Task to carry out
Copy only what lies from the line containing "Recreate this image" through the line containing "import seaborn as sns" in the entries below, keeping both end lines exact and dropping every picture.

Charts and diagrams as code
#####

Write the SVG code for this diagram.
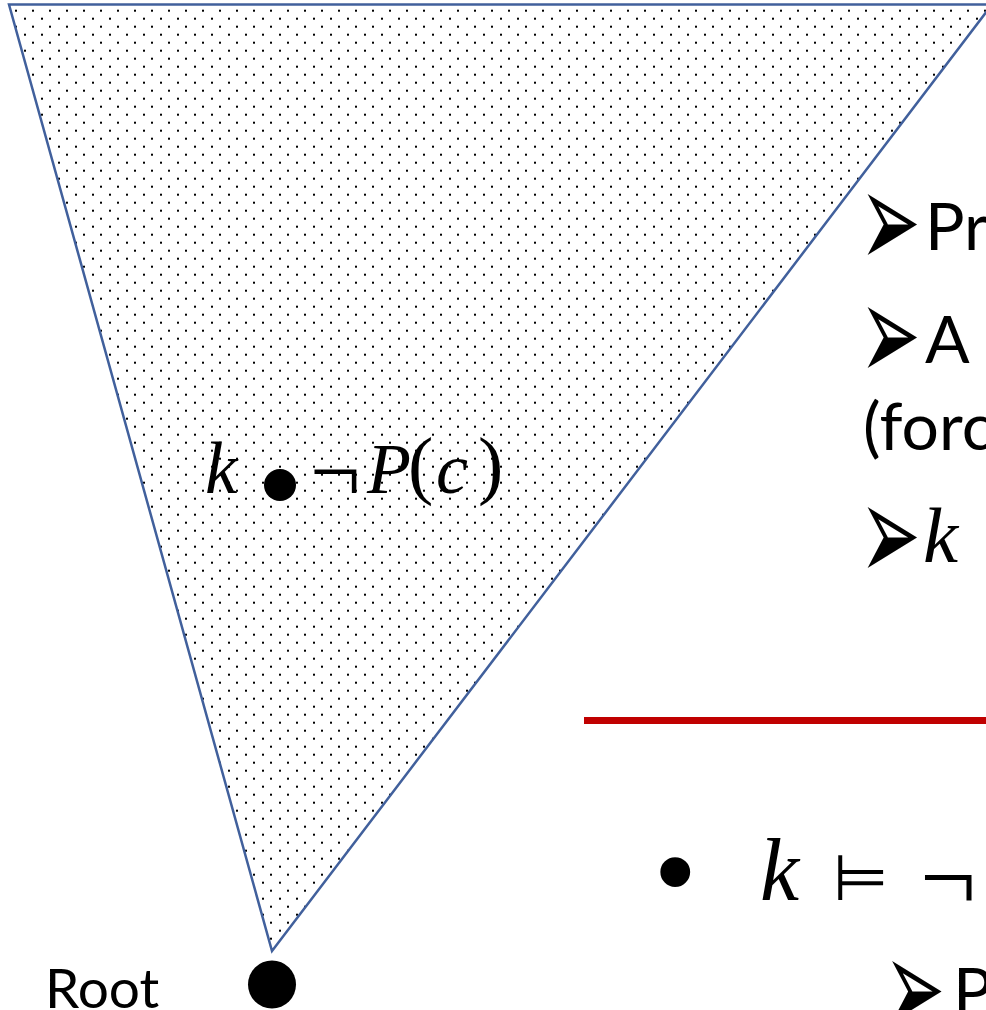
<svg xmlns="http://www.w3.org/2000/svg" width="986" height="1010" viewBox="0 0 986 1010">
<defs>
<pattern id="dots" patternUnits="userSpaceOnUse" x="0" y="0" width="17" height="16">
<rect x="15" y="9.7" width="2" height="2" fill="#000"/>
<rect x="7" y="1.7" width="2" height="2" fill="#000"/>
</pattern>
<style>
.sans{font-family:Lato,"Liberation Sans",sans-serif;fill:#000}
.arr{font-family:"DejaVu Sans",sans-serif;fill:#000;font-size:73px}
.math{font-family:"Liberation Serif","DejaVu Serif",serif;fill:#000}
.it{font-style:italic}
.tri{fill:url(#dots);stroke:#41609C;stroke-width:2.5;stroke-linejoin:miter}
</style>
</defs>
<rect width="986" height="1010" fill="#fff"/>
<g id="tree">
<path class="tri" d="M9,4.5 L992,4.5 L272,951 Z"/>
</g>
<g id="node-k">
<circle cx="280" cy="485" r="16" fill="#000"/>
<text class="math it" x="205" y="493" font-size="73">k</text>
<text class="math" font-size="90" x="310" y="502">¬</text>
<text class="math it" font-size="72" x="367" y="493">P</text>
<text class="math" font-size="76" x="408" y="490">(</text>
<text class="math it" font-size="72" x="436" y="493">c</text>
<text class="math" font-size="76" x="478" y="490">)</text>
</g>
<g id="root">
<circle cx="272" cy="984.5" r="24" fill="#000"/>
<text class="sans" x="45" y="1008" font-size="55">Root</text>
</g>
<g id="bullets">
<text class="arr" transform="translate(859.5,267.5) scale(1,1.9)">➢</text>
<text class="sans" x="925" y="250" font-size="66">Pr</text>
<text class="arr" transform="translate(859.5,381) scale(1,1.9)">➢</text>
<text class="sans" x="925" y="363" font-size="66">A</text>
<text class="sans" x="863" y="450" font-size="66">(forc</text>
<text class="arr" transform="translate(859.5,580.5) scale(1,1.9)">➢</text>
<text class="math it" x="923" y="562" font-size="79">k</text>
</g>
<g id="connectors">
<line x1="584" y1="720.5" x2="986" y2="720.5" stroke="#C00000" stroke-width="7"/>
</g>
<g id="entail">
<text x="656" y="908" font-size="110" font-family="Liberation Sans, sans-serif">•</text>
<text class="math it" x="760" y="900" font-size="88">k</text>
<text class="arr" x="833" y="900" style="font-size:64px">⊨</text>
<text class="math" x="920" y="911" font-size="100">¬</text>
<text class="arr" transform="translate(884,1034.5) scale(1,1.9)">➢</text>
<text class="sans" x="953" y="1015" font-size="66">P</text>
</g>
</svg>
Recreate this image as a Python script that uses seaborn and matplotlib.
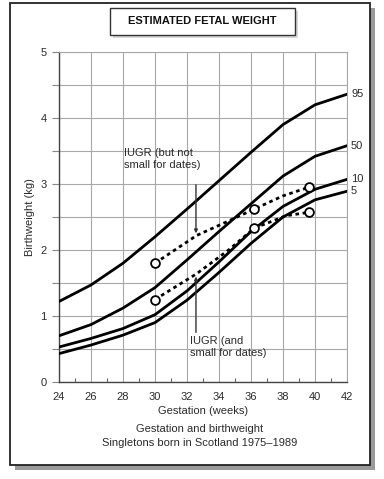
import numpy as np
import pandas as pd
import matplotlib
matplotlib.use("Agg")
import matplotlib.pyplot as plt
from matplotlib.patches import Rectangle
import seaborn as sns

# centile curves (kg)
weeks = [24, 26, 28, 30, 32, 34, 36, 38, 40, 42]
p95 = [1.22, 1.47, 1.80, 2.20, 2.62, 3.05, 3.48, 3.90, 4.20, 4.36]
p50 = [0.70, 0.87, 1.12, 1.43, 1.85, 2.28, 2.70, 3.12, 3.42, 3.58]
p10 = [0.53, 0.66, 0.81, 1.02, 1.38, 1.82, 2.28, 2.66, 2.92, 3.07]
p5 = [0.43, 0.56, 0.71, 0.90, 1.24, 1.66, 2.10, 2.50, 2.76, 2.89]
centile_names = ["95", "50", "10", "5"]

# IUGR example fetuses (dotted paths + measured points)
upper_weeks = [30.0, 32.6, 34.6, 36.2, 38.0, 39.6]
upper_kg = [1.80, 2.22, 2.44, 2.62, 2.82, 2.95]
lower_weeks = [30.0, 32.6, 34.6, 36.2, 38.2, 39.6]
lower_kg = [1.25, 1.64, 2.00, 2.33, 2.52, 2.57]
scan_weeks = [30.0, 36.2, 39.6]
upper_scan_kg = [1.80, 2.62, 2.95]
lower_scan_kg = [1.25, 2.33, 2.57]

sns.set_theme(style="whitegrid")
plt.rcParams["font.family"] = ["Liberation Sans", "DejaVu Sans"]
txt = "#2b2b2b"

fig = plt.figure(figsize=(3.84, 4.79), dpi=100)
fig.patch.set_facecolor("white")
ax = fig.add_axes([59 / 384, 1 - 382 / 479, 288 / 384, 330 / 479])
ax.set_facecolor("white")

curves = pd.DataFrame({"week": weeks * 4,
                       "kg": p95 + p50 + p10 + p5,
                       "centile": sum([[c] * len(weeks) for c in centile_names], [])})
sns.lineplot(data=curves, x="week", y="kg", units="centile", estimator=None,
             color="black", lw=2.0, ax=ax, zorder=3)

dots = dict(color="black", lw=2.0, linestyle=(0, (1.3, 1.3)), ax=ax, zorder=3)
sns.lineplot(x=upper_weeks, y=upper_kg, **dots)
sns.lineplot(x=lower_weeks, y=lower_kg, **dots)
circ = dict(s=40, facecolor="white", edgecolor="black", linewidth=1.3, ax=ax, zorder=4)
sns.scatterplot(x=scan_weeks, y=upper_scan_kg, **circ)
sns.scatterplot(x=scan_weeks, y=lower_scan_kg, **circ)

for name, vals in zip(centile_names, [p95, p50, p10, p5]):
    ax.text(42.25, vals[-1], name, fontsize=8, color=txt, va="center", ha="left",
            clip_on=False)

# annotations
ax.text(28.06, 3.55, "IUGR (but not\nsmall for dates)", fontsize=8, color=txt,
        va="top", ha="left", linespacing=1.25)
ax.annotate("", xy=(32.56, 2.21), xytext=(32.56, 3.03),
            arrowprops=dict(arrowstyle="-|>", lw=1.0, color="#333", mutation_scale=5))
ax.text(32.2, 0.70, "IUGR (and\nsmall for dates)", fontsize=8, color=txt,
        va="top", ha="left", linespacing=1.25)
ax.annotate("", xy=(32.56, 1.64), xytext=(32.56, 0.71),
            arrowprops=dict(arrowstyle="-|>", lw=1.0, color="#333", mutation_scale=5))

ax.set_xlim(24, 42)
ax.set_ylim(0, 5)
ax.set_xticks(range(24, 43, 2))
ax.set_xticks(range(24, 43, 1), minor=True)
ax.set_yticks(np.arange(0, 5.01, 0.5))
ax.set_yticklabels(["0", "", "1", "", "2", "", "3", "", "4", "", "5"])
ax.grid(True, which="major", color="#a8a8a8", lw=0.8)
ax.tick_params(axis="y", which="major", direction="out", length=5, width=0.8,
               color="#888", labelsize=8, labelcolor=txt, pad=4, left=True)
ax.tick_params(axis="x", which="major", direction="in", length=0, labelsize=8,
               labelcolor=txt, pad=7)
ax.tick_params(axis="x", which="minor", direction="in", length=3, width=0.8,
               color="#666", bottom=True)
ax.set_xlabel("Gestation (weeks)", fontsize=8, color=txt, labelpad=3)
ax.set_ylabel("Birthweight (kg)", fontsize=8, color=txt, labelpad=4)
for side in ["left", "bottom"]:
    ax.spines[side].set_color("#444")
    ax.spines[side].set_linewidth(1.0)
for side in ["top", "right"]:
    ax.spines[side].set_color("#a8a8a8")
    ax.spines[side].set_linewidth(0.8)

# caption
fig.text(200 / 384, 1 - 429 / 479, "Gestation and birthweight", fontsize=8,
         color=txt, ha="center", va="center")
fig.text(200 / 384, 1 - 443 / 479, "Singletons born in Scotland 1975\u20131989",
         fontsize=8, color=txt, ha="center", va="center")

# outer frame with shadow
W, H = 384, 479
fig.add_artist(Rectangle((15 / W, 1 - 470 / H), 360 / W, 462 / H, transform=fig.transFigure,
                         facecolor="#9a9a9a", edgecolor="none", zorder=0))
fig.add_artist(Rectangle((10 / W, 1 - 465 / H), 360 / W, 462 / H, transform=fig.transFigure,
                         facecolor="white", edgecolor="#222", lw=1.3, zorder=0.5))
ax.set_zorder(2)

# title box
fig.add_artist(Rectangle((113 / W, 1 - 38 / H), 185 / W, 27 / H, transform=fig.transFigure,
                         facecolor="#d8d8d8", edgecolor="none", zorder=2))
fig.add_artist(Rectangle((110 / W, 1 - 35 / H), 185 / W, 27 / H, transform=fig.transFigure,
                         facecolor="white", edgecolor="#333", lw=1.0, zorder=2.1))
fig.text(202 / W, 1 - 21 / H, "ESTIMATED FETAL WEIGHT", fontsize=8, fontweight="bold",
         color="#111", ha="center", va="center", zorder=3)

fig.savefig("out.png", dpi=100)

#####

Correct response
Recreate this image as a Python script that uses seaborn and matplotlib.
import numpy as np
import pandas as pd
import matplotlib
matplotlib.use("Agg")
import matplotlib.pyplot as plt
from matplotlib.patches import Rectangle
import seaborn as sns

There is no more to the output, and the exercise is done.